◆ **Exercise prompt**
No pictures belong in the copy; return exactly the lines from the one with "Write the Altair code for this chart." through the one with "import numpy as np", both ends included, and nothing else.

[BEGIN Exercise materials]

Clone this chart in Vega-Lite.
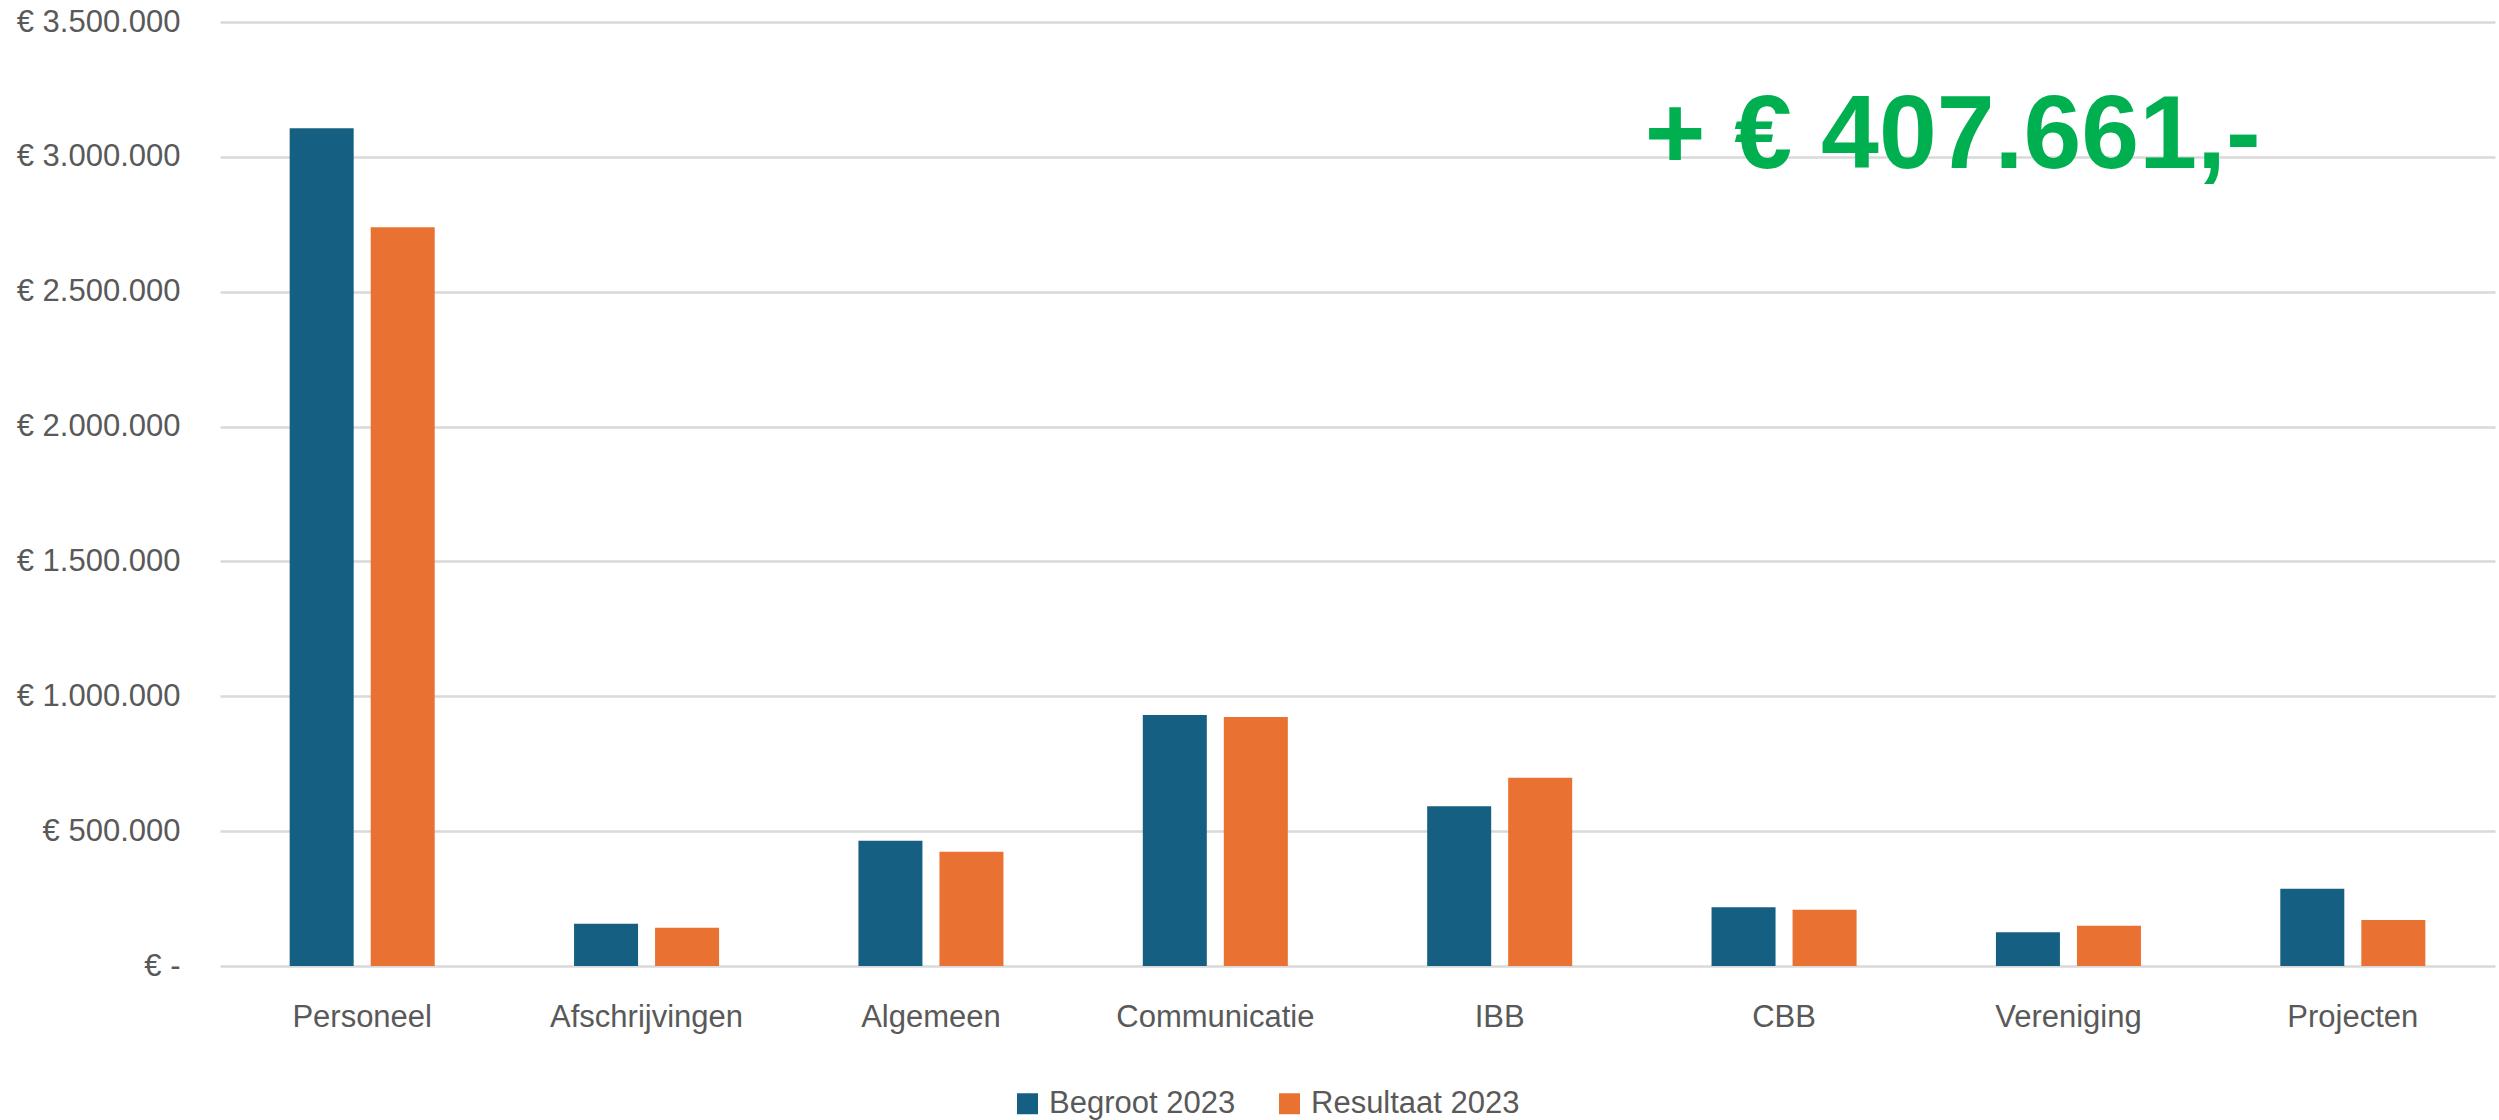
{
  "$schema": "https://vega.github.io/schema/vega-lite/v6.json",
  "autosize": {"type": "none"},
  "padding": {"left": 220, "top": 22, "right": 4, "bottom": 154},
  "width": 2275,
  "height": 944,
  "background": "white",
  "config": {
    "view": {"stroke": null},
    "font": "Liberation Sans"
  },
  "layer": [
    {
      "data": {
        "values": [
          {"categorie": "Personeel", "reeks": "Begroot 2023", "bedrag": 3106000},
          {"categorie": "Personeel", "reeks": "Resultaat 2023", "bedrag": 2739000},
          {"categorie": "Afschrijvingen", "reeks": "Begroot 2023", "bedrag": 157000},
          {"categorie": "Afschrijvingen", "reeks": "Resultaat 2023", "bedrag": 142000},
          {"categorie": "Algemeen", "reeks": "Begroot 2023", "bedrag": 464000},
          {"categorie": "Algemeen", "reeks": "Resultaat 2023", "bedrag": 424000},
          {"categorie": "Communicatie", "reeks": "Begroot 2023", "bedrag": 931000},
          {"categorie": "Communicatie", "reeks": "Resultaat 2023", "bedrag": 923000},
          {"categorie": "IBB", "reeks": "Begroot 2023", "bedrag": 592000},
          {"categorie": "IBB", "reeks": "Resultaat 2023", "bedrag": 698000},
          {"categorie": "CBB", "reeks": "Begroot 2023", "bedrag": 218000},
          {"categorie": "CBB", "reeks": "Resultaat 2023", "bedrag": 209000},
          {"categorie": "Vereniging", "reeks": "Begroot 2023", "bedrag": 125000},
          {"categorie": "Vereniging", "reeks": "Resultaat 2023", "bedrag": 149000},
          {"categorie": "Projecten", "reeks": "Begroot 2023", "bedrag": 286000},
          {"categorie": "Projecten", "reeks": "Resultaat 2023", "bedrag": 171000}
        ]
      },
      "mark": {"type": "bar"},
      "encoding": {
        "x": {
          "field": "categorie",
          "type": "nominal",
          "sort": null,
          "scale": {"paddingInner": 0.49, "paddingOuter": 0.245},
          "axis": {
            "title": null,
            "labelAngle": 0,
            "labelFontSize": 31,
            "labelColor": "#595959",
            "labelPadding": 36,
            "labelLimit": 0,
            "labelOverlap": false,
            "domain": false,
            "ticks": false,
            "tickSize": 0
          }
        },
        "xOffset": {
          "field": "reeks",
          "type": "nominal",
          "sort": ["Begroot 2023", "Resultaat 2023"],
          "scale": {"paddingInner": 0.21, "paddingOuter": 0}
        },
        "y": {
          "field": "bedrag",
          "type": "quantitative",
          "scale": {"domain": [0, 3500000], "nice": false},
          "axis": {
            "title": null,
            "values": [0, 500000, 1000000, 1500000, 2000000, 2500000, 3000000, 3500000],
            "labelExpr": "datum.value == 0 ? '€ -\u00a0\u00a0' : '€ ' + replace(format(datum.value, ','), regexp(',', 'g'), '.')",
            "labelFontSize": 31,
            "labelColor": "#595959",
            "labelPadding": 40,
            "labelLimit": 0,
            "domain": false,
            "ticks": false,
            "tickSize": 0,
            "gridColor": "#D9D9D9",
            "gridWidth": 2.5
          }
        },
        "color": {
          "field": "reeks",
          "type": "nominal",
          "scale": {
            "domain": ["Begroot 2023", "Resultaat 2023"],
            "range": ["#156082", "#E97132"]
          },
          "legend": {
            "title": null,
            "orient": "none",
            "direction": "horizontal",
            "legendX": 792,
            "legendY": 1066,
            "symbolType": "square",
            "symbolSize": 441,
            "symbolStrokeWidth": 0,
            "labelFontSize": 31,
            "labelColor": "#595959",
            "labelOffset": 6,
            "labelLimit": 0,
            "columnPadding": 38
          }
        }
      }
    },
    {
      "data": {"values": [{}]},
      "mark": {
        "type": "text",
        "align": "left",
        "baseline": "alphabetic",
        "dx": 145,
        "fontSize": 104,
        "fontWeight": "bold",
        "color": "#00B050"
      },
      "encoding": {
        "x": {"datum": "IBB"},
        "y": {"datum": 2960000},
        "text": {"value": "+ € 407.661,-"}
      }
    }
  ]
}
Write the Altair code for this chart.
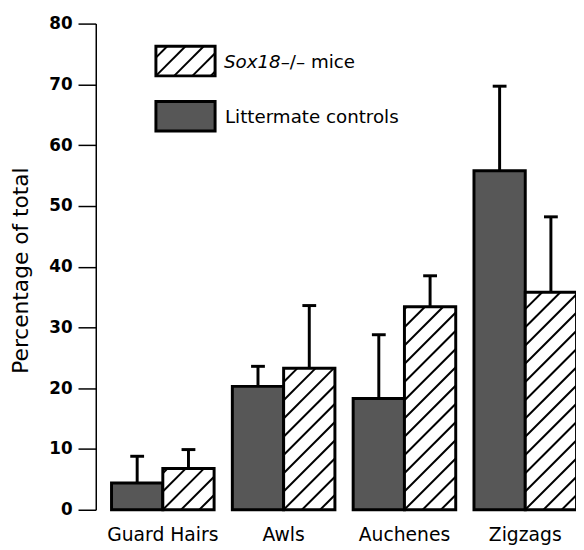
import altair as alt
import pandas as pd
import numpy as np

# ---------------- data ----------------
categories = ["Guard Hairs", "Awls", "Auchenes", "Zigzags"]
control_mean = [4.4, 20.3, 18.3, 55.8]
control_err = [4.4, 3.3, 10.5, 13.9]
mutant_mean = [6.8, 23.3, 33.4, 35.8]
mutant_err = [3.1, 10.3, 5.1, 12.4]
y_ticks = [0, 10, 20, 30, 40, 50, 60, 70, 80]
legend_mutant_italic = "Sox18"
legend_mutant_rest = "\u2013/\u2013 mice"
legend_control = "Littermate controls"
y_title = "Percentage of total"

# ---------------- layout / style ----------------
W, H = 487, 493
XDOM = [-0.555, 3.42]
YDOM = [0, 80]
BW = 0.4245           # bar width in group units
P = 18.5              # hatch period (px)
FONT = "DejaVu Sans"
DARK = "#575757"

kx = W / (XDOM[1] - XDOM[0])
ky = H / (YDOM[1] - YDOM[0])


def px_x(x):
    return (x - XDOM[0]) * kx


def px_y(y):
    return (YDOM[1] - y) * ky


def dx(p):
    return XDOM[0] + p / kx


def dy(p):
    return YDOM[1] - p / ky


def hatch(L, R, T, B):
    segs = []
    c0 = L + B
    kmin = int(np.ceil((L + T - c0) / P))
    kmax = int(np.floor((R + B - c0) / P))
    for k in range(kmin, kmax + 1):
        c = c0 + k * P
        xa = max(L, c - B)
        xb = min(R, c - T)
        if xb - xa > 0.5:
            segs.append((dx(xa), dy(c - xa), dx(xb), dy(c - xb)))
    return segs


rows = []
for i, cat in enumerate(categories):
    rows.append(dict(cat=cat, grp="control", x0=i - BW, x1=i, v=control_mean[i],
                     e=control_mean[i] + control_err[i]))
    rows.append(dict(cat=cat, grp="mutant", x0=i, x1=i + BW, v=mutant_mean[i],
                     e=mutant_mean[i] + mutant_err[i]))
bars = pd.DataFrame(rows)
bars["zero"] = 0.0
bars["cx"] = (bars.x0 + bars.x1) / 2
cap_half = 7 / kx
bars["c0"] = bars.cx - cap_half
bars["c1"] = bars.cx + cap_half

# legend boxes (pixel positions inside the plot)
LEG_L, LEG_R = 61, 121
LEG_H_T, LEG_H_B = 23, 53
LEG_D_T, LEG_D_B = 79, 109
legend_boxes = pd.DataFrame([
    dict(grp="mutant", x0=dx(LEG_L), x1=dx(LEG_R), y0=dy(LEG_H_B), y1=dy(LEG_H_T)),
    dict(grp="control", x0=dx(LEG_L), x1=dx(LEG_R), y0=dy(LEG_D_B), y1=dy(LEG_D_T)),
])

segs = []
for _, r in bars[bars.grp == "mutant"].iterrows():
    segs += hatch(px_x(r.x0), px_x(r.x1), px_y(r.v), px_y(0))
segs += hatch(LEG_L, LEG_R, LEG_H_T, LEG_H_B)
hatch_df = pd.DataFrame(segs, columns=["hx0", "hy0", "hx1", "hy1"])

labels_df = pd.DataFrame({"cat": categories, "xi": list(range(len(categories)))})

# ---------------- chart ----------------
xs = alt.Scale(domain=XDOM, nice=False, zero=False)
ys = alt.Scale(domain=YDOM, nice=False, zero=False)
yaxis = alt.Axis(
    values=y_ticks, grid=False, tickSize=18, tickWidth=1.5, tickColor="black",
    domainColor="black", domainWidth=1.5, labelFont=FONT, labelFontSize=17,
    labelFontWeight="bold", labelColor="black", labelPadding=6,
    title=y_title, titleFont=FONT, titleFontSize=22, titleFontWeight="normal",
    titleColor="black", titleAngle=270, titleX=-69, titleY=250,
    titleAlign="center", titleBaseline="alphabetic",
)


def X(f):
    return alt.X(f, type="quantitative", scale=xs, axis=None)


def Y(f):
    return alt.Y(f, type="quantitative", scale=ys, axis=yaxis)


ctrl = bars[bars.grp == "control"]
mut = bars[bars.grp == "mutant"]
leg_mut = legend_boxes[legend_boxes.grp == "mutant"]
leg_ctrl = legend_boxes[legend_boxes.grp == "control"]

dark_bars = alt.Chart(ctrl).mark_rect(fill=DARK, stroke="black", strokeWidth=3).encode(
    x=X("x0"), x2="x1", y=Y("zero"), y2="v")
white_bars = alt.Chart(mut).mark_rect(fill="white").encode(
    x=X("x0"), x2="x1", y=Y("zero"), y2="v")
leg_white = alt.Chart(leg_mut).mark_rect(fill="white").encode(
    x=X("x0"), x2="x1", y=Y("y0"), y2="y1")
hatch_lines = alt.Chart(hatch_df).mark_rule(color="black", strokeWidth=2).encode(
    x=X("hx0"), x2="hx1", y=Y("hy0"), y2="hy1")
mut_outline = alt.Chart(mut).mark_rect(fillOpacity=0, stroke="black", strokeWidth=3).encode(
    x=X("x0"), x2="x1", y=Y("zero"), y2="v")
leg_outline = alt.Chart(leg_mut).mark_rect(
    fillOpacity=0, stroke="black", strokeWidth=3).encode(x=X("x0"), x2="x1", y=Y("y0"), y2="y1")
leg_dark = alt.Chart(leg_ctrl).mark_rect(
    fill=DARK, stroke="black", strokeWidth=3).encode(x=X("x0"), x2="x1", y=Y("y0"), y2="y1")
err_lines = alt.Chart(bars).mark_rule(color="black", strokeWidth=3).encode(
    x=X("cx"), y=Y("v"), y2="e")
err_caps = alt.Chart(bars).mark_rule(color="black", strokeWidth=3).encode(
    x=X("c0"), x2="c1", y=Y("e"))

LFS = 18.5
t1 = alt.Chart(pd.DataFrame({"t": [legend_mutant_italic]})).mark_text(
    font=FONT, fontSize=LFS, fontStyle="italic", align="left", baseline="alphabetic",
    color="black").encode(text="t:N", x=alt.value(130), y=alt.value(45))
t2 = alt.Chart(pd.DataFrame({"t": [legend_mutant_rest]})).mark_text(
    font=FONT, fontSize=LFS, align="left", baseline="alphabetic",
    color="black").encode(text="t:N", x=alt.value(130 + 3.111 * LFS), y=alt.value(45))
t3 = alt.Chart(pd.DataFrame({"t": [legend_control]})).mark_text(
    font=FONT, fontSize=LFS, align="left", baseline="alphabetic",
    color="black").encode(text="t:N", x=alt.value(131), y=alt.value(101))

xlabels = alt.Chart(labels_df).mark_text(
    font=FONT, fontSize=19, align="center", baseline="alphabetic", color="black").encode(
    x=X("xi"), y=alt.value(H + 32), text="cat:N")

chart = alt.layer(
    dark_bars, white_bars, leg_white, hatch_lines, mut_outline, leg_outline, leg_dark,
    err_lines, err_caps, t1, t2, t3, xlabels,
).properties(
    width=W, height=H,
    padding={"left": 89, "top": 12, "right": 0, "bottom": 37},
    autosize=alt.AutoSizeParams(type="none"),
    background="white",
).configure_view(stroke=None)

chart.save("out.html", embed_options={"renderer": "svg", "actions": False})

[END Exercise materials]

◆ **Written response**
Write the Altair code for this chart.
import altair as alt
import pandas as pd
import numpy as np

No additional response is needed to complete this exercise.